Wir können allerdings erahnen, dass Hell Bent, die finale Folge der Staffel einen krassen Gegensatz zur vorherigen darstellen wird. Denn nach einer minimalistischen Story, in der praktisch nur der Doctor zu sehen war, kommt jetzt das genaue Gegenteil: Eine Story, in der alles passiert. Mit Gallifrey, Time Lords, Ashildr und vermutlich noch viele weitere Figuren, deren Erscheinen noch geheim gehalten wird. Wir erinnern uns: Abgesehen von der noch ausstehenden Weihnachtsfolge war das hier kurzzeitig als Steven Moffats großes Doctor Who-Finale geplant. Also was auch immer er noch vom Stapel lässt, es wird wohl ordentlich in die Fresse hauen.

Mein neues Lieblingsfoto auf der Welt ist übrigens dieses Promobild für nächste Woche:


E-Space

Doctor Who Extra


Stuart Mannings Episodenposter


von artisticappeltaart


von redfar


Märchen-Transkription zum Nachlesen:

The Brothers Grimm, lovely fellas. They’re on my darts team. According to them, there’s this emperor and he asks this shepherd’s boy: “How many seconds in eternity?” And the shepherd’s boy says “There’s this mountain of pure diamond.
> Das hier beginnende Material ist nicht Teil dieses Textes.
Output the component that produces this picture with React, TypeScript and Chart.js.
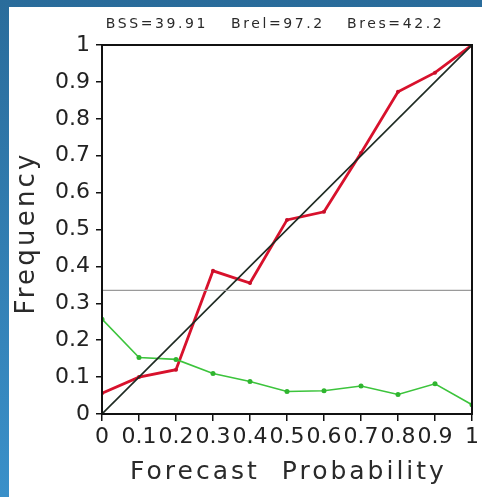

It takes an hour to climb it, and an hour to go around it! Every hundred years, a little bird comes and sharpens its beak on the diamond mountain And when the entire mountain is chiselled away, the first second of eternity will have passed!” You must think that’s a hell of a long time. Personally, I think that’s a hell of a bird.